Diego de la Vega se levantó temprano en las vísperas de su cumpleaños con esa incertidumbre que atraviesan los adultos que no desean más natalicios. Afuera, el mundo seguía su curso, indiferente a su desvelo. Salió a la calle, rumbo al kiosco, donde los diarios esperaban como testigos mudos de las desgracias cotidianas.
En la esquina, vio a Rodolfo bajar del colectivo con cara de duelo, el ceño fruncido como quien carga con un peso ajeno y propio a la vez.
—Rodolfo, ¿por qué la cara de preocupación? —le preguntó Diego, sintiendo que esa conversación le pertenecía desde antes de ser pronunciada.
Rodolfo suspiró, miró hacia el horizonte como quien busca respuestas en un punto fijo y las encuentra en cualquier parte menos ahí.

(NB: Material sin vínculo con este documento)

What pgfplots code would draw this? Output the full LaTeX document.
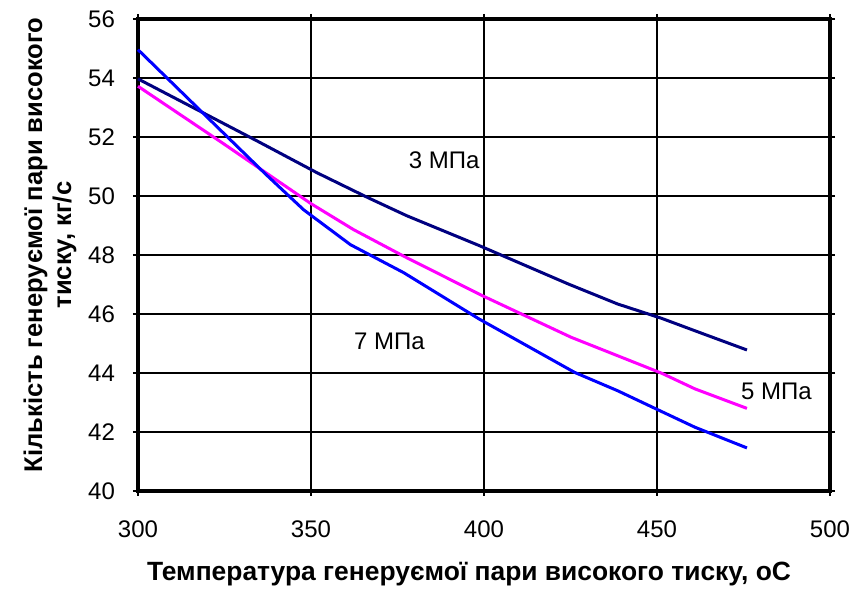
\documentclass[border=0pt]{standalone}
\usepackage{fontspec}
\setmainfont{Liberation Sans}
\usepackage{pgfplots}
\pgfplotsset{compat=1.18}
\definecolor{navyc}{RGB}{0,0,128}
\definecolor{magc}{RGB}{255,0,255}
\definecolor{bluec}{RGB}{0,0,255}
\begin{document}
\begin{tikzpicture}
\path[use as bounding box] (-69pt,-49pt) rectangle (357.5pt,245.5pt);
\begin{axis}[
  scale only axis,
  width=346pt, height=236pt,
  xmin=300, xmax=500, ymin=40, ymax=56,
  xtick={300,350,...,500}, ytick={40,42,...,56},
  grid=major,
  grid style={black, line width=0.85pt},
  axis line style={black, line width=1.6pt},
  tick align=outside,
  major tick length=2.5pt,
  tick style={black, line width=0.85pt},
  /pgf/number format/assume math mode=true,
  ticklabel style={font=\fontsize{12}{14}\selectfont},
  xticklabel style={yshift=-9pt},
  yticklabel style={xshift=-5.5pt},
  xlabel={\textbf{Температура генеруємої пари високого тиску, оС}},
  xlabel style={font=\fontsize{13.2}{15}\selectfont, yshift=-5pt, xshift=-7.5pt},
  ylabel={\textbf{Кількість генеруємої пари високого}\\\textbf{тиску, кг/с}},
  ylabel style={font=\fontsize{12.8}{14.5}\selectfont, align=center, xshift=5pt, yshift=-1pt},
  clip=false,
]
\addplot[navyc, line width=1.5pt] coordinates {
(300,53.97) (318,52.87) (335,51.83) (351.7,50.79) (366.7,49.93) (377.7,49.33) (398.6,48.32) (424.3,47.02) (438.6,46.34) (451.4,45.85) (461,45.43) (476,44.78)
};
\addplot[magc, line width=1.5pt] coordinates {
(300,53.72) (325,51.75) (350,49.74) (362.3,48.86) (376.8,47.96) (399,46.65) (425.2,45.21) (451.4,43.99) (461,43.46) (476,42.80)
};
\addplot[bluec, line width=1.5pt] coordinates {
(300,54.96) (318,52.9) (336.8,50.75) (347.9,49.53) (361.4,48.35) (376.8,47.40) (398.6,45.83) (426.2,44.02) (438.6,43.40) (451.4,42.69) (461,42.16) (476,41.46)
};
\node[font=\fontsize{12}{14}\selectfont] at (axis cs:388.5,51.2) {3 МПа};
\node[font=\fontsize{12}{14}\selectfont] at (axis cs:372.7,45.07) {7 МПа};
\node[font=\fontsize{12}{14}\selectfont] at (axis cs:484.5,43.37) {5 МПа};
\end{axis}
\end{tikzpicture}
\end{document}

—Están destruyendo la salud pública. Los Centros de Salud, que estaban para descomprimir la atención primaria, ya no tienen medicamentos. Las prestaciones llegan de provincia, pero la gestión no las entrega. Dicen que si no las recibimos, las farmacias habilitadas pueden venderlas, como en otras gestiones, pero...
Diego sabía de qué hablaba Rodolfo. No solo lo conocía como vecino, sino como dirigente sindical de los que no se rinden, de los que pelean con los puños en alto aunque el viento sople en contra.
—No bajes los brazos —le dijo, clavándole la mirada—. La gente es la que sufre, y ahí es donde hay que apoyarse.
Rodolfo asintió, pero su voz seguía pesando.
—Los médicos involucrados están entre la espada y la pared. La Dra. Fabiana Alarcón, médica clínica en General Rojo, el Dr. Walter Lauria en Conesa, Dr. Jorge Peña médico pediatra, la odontóloga Valeria Albani en las delegaciones de Rojo, Conesa y Erezcano... No son responsables, los obligan a trabajar con el seguro médico municipal. Salud pública que ya no es pública. Y además, si son prestadores, no pueden ser empleados municipales. Pueden cesantearlos si no aceptan el retiro voluntario. A partir del lunes, los médicos ya no atenderán en las salas, lo harán en consultorios privados. Temo por la desaparición de los CAPS y el despido del personal no profesional.
Diego sintió un relámpago de indignación atravesarle el pecho.
—¿Retiro voluntario? Nada de eso es voluntario, es obligatorio. Es la forma más eficaz de destruir el Estado municipal. Tuvimos 1430 empleados, hoy no llegamos a quinientos.
Las palabras quedaron suspendidas en el aire, pesadas como el plomo. Diego lo miró con esa mezcla de furia y esperanza que solo quienes han visto lo peor pueden sostener.
—Te he visto pasar con libros de Hemingway —dijo, sonriendo apenas—. Santiago, en El viejo y el mar, decía que el hombre puede ser destruido, pero no derrotado.
Rodolfo levantó la vista, el peso un poco menos insoportable. Diego le dio un apretón de hombro y miró al cielo, como quien confía en que, al final, la justicia no es solo una palabra.
—La gente de la ruta 188 resolverá esto. Nuestra población es sabia. No nos gusta que nos quiten derechos. Dios actuará.
Y sin más, Diego siguió su camino. El kiosco aún lo esperaba, pero ya no tenía tanta prisa. Había palabras que quedaban resonando mucho más que los titulares del día.